Were there any instruments you had to pick up for this project, or were you pretty well learned by then?
Not really! Maybe piano, I’d have to get better at piano. I can only play “Virtual Insanity” by Jamiroquai.
You mentioned that you’re based in Baltimore, Maryland…is it accurate to assume that your name is related to Silver Spring, Maryland?
Yes! I was born in Tacoma Park, which I think is technically part of Silver Spring. I had this long list of names for bands or songs or whatever, and they won’t all get used, but I came up with Spring Silver. For those in the know, it’s kind of cheeky, but for those who don’t know, it’s just an interesting-sounding phrase.
Honestly, most of the shows that I’ve been playing are still around D.C. I’ve been going to a lot of shows, and we’re going to start playing shows in the area soon. In terms of going to shows, I’ve been getting a lot out of it, but in terms of gigging, everything is upcoming.
I noticed you’ve released animated shorts with your music that you created yourself. Is animation a hobby for you?
Yeah, I really love animation. I went to college for animation, I have a B.F.A. in that. I’ve been trying to find the time to work on animations and use the music as an excuse to expand on my voice as an animator, but it’s so hard. It’s really difficult, and doing it with other people is difficult, but doing it by yourself is just an immense task. So moving forward, if I did it I would hope to have some sort of crew and some sort of budget. It’s a hope.
Animation is such a laborious craft, and it takes so much grit to make something come together; I think creating an album is such a tedious, laborious project, too. Coming from these different disciplines, how do your art practices influence each other?
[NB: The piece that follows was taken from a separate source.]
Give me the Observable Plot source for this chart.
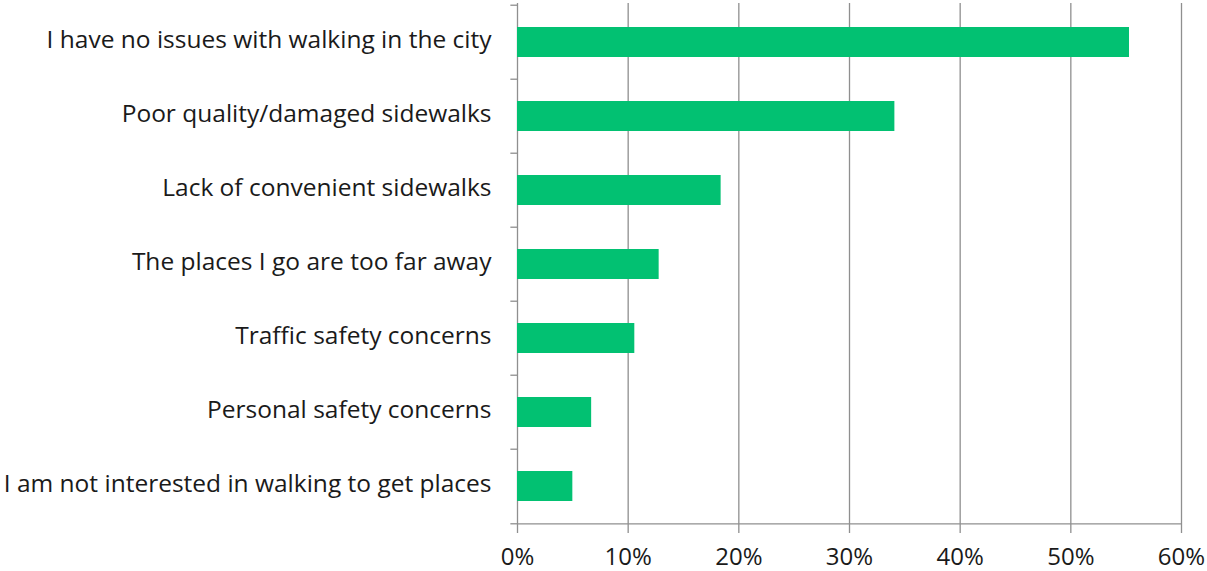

I think if you have an underlying respect for whatever medium you’re in, that helps to make something that you at least think is good. Having an understanding that it’s a lot of work, a lot of thought, a lot of theorizing about how this thing is going to be built, and how it could potentially turn out and how it has changed from your conception of it. I think the more projects I finish, the more I learn about trying to balance my obsessive detail orientation with trying to have a very clear end result in mind, trying to figure out the best workflow to have.
Your music is full of experimentation; it’s cohesive, but you’re drawing inspiration from everywhere. I imagine it’s hard to find a balance between the cleaner big picture and throwing these smaller elements in there. It’s clear that you’re implementing all these different influences and fusing them together.
I’ve listened to so much music in my life – just a wild amount of different genres – and I think if I’m less concerned with trying to create a specific genre and more concerned with trying to create the sound that’s in my mind, divorced from everything else, that helps to parse it down. So, I’m working in a practical sense, but also based on intuition. My expectations aren’t based around a box that already exists, and more so just around something that I’m creating within myself that hopefully is a little bit new, or a little bit personal to my experience as a music listener throughout my life.
Are there any influences you can name on the new track?
When I was a teenager I was super into, and still am, IDM and Warp Records. And the synth textures are based on that, like Aphex Twin and Squarepusher. This is super obvious for any music nerd, but I do think that Radiohead did a pretty good job of balancing that stuff on Kid A. I’m always super into power pop, but that’s also very kind of heavy and noisy. Bands like Number Girl and Mass of the Fermenting Dregs – who we’re playing with when they come to the US in November, which is gonna be sick – the new Alvvays, Origami Angel…stuff where the hooks are very sticky, but there’s this power behind it, hence power-pop. For the quiet section, I was definitely influenced by Teen Dream-era Beach House.
Spring Silver’s latest single, “Gold Star”, is a marriage of K’s influences, a nearly eight-minute epic emblazoning their range through shapeshifting guitar riffs. “I don’t know what’s beautiful anymore,” they roar, “I only know what’s loud” — and thankfully, Spring Silver knows loud.